• Short problem
Copy out the listing that follows, exactly, without its pictures.

....................

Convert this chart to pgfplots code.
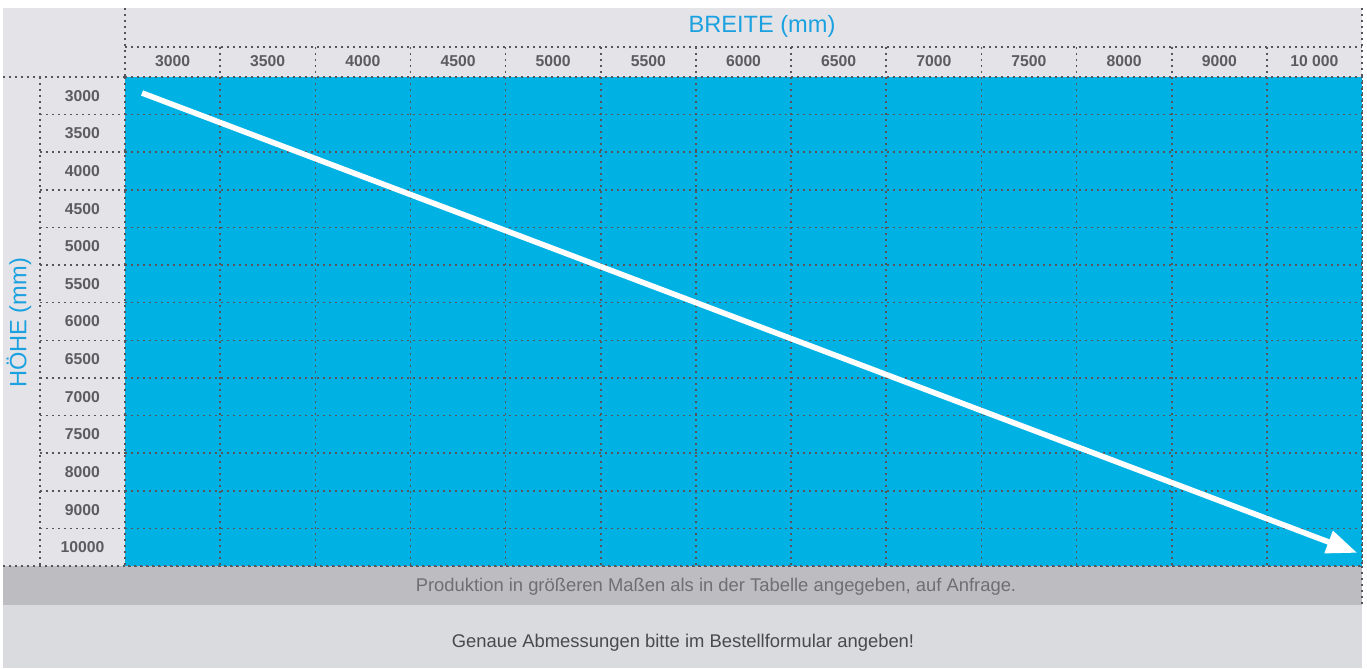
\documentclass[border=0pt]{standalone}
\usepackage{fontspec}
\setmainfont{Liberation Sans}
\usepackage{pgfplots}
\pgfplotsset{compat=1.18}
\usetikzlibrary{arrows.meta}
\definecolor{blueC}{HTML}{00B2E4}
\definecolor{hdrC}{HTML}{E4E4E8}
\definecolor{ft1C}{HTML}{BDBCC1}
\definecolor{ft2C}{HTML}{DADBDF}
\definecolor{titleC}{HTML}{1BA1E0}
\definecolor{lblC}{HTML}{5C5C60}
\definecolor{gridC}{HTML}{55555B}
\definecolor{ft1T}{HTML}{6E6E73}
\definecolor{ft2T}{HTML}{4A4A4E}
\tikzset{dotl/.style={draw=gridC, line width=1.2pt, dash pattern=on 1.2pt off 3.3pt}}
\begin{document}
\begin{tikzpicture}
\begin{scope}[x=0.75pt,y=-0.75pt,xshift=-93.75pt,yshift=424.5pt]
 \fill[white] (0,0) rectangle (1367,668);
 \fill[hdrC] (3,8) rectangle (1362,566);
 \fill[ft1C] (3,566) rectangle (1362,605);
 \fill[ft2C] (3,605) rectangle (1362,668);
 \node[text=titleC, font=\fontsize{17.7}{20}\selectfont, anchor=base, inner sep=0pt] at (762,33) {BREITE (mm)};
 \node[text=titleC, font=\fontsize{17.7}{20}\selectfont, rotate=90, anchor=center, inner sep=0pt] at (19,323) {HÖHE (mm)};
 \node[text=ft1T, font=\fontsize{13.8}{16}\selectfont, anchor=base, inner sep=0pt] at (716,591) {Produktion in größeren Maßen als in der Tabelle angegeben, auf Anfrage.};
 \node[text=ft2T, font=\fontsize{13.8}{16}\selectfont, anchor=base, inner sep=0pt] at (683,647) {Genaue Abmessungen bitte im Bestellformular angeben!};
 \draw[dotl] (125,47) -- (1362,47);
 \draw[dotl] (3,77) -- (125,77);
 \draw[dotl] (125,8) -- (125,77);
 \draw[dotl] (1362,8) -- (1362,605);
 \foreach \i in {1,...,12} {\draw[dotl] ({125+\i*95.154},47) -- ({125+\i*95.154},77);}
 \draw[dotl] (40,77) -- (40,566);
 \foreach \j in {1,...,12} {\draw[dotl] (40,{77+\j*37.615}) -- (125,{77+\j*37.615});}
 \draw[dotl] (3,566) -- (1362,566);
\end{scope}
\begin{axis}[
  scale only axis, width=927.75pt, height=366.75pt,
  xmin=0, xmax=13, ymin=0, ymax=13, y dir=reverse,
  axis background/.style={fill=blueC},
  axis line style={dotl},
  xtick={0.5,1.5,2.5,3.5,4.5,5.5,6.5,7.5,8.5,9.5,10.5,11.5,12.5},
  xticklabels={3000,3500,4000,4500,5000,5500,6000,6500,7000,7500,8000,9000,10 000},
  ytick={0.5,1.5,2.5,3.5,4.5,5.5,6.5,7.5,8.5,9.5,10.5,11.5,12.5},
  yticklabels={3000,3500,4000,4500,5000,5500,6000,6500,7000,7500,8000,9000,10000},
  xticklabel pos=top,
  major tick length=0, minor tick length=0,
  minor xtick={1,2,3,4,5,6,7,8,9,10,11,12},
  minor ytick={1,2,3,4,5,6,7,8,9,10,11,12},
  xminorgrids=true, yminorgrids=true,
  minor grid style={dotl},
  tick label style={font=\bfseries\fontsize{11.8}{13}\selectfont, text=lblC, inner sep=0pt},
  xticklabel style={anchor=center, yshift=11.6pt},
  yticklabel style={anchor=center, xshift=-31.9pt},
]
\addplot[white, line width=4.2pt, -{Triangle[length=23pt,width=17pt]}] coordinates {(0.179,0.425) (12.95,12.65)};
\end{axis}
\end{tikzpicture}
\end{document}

....................

• Final result
Convert this chart to pgfplots code.
\documentclass[border=0pt]{standalone}
\usepackage{fontspec}
\setmainfont{Liberation Sans}
\usepackage{pgfplots}
\pgfplotsset{compat=1.18}
\usetikzlibrary{arrows.meta}
\definecolor{blueC}{HTML}{00B2E4}
\definecolor{hdrC}{HTML}{E4E4E8}
\definecolor{ft1C}{HTML}{BDBCC1}
\definecolor{ft2C}{HTML}{DADBDF}
\definecolor{titleC}{HTML}{1BA1E0}
\definecolor{lblC}{HTML}{5C5C60}
\definecolor{gridC}{HTML}{55555B}
\definecolor{ft1T}{HTML}{6E6E73}
\definecolor{ft2T}{HTML}{4A4A4E}
\tikzset{dotl/.style={draw=gridC, line width=1.2pt, dash pattern=on 1.2pt off 3.3pt}}
\begin{document}
\begin{tikzpicture}
\begin{scope}[x=0.75pt,y=-0.75pt,xshift=-93.75pt,yshift=424.5pt]
 \fill[white] (0,0) rectangle (1367,668);
 \fill[hdrC] (3,8) rectangle (1362,566);
 \fill[ft1C] (3,566) rectangle (1362,605);
 \fill[ft2C] (3,605) rectangle (1362,668);
 \node[text=titleC, font=\fontsize{17.7}{20}\selectfont, anchor=base, inner sep=0pt] at (762,33) {BREITE (mm)};
 \node[text=titleC, font=\fontsize{17.7}{20}\selectfont, rotate=90, anchor=center, inner sep=0pt] at (19,323) {HÖHE (mm)};
 \node[text=ft1T, font=\fontsize{13.8}{16}\selectfont, anchor=base, inner sep=0pt] at (716,591) {Produktion in größeren Maßen als in der Tabelle angegeben, auf Anfrage.};
 \node[text=ft2T, font=\fontsize{13.8}{16}\selectfont, anchor=base, inner sep=0pt] at (683,647) {Genaue Abmessungen bitte im Bestellformular angeben!};
 \draw[dotl] (125,47) -- (1362,47);
 \draw[dotl] (3,77) -- (125,77);
 \draw[dotl] (125,8) -- (125,77);
 \draw[dotl] (1362,8) -- (1362,605);
 \foreach \i in {1,...,12} {\draw[dotl] ({125+\i*95.154},47) -- ({125+\i*95.154},77);}
 \draw[dotl] (40,77) -- (40,566);
 \foreach \j in {1,...,12} {\draw[dotl] (40,{77+\j*37.615}) -- (125,{77+\j*37.615});}
 \draw[dotl] (3,566) -- (1362,566);
\end{scope}
\begin{axis}[
  scale only axis, width=927.75pt, height=366.75pt,
  xmin=0, xmax=13, ymin=0, ymax=13, y dir=reverse,
  axis background/.style={fill=blueC},
  axis line style={dotl},
  xtick={0.5,1.5,2.5,3.5,4.5,5.5,6.5,7.5,8.5,9.5,10.5,11.5,12.5},
  xticklabels={3000,3500,4000,4500,5000,5500,6000,6500,7000,7500,8000,9000,10 000},
  ytick={0.5,1.5,2.5,3.5,4.5,5.5,6.5,7.5,8.5,9.5,10.5,11.5,12.5},
  yticklabels={3000,3500,4000,4500,5000,5500,6000,6500,7000,7500,8000,9000,10000},
  xticklabel pos=top,
  major tick length=0, minor tick length=0,
  minor xtick={1,2,3,4,5,6,7,8,9,10,11,12},
  minor ytick={1,2,3,4,5,6,7,8,9,10,11,12},
  xminorgrids=true, yminorgrids=true,
  minor grid style={dotl},
  tick label style={font=\bfseries\fontsize{11.8}{13}\selectfont, text=lblC, inner sep=0pt},
  xticklabel style={anchor=center, yshift=11.6pt},
  yticklabel style={anchor=center, xshift=-31.9pt},
]
\addplot[white, line width=4.2pt, -{Triangle[length=23pt,width=17pt]}] coordinates {(0.179,0.425) (12.95,12.65)};
\end{axis}
\end{tikzpicture}
\end{document}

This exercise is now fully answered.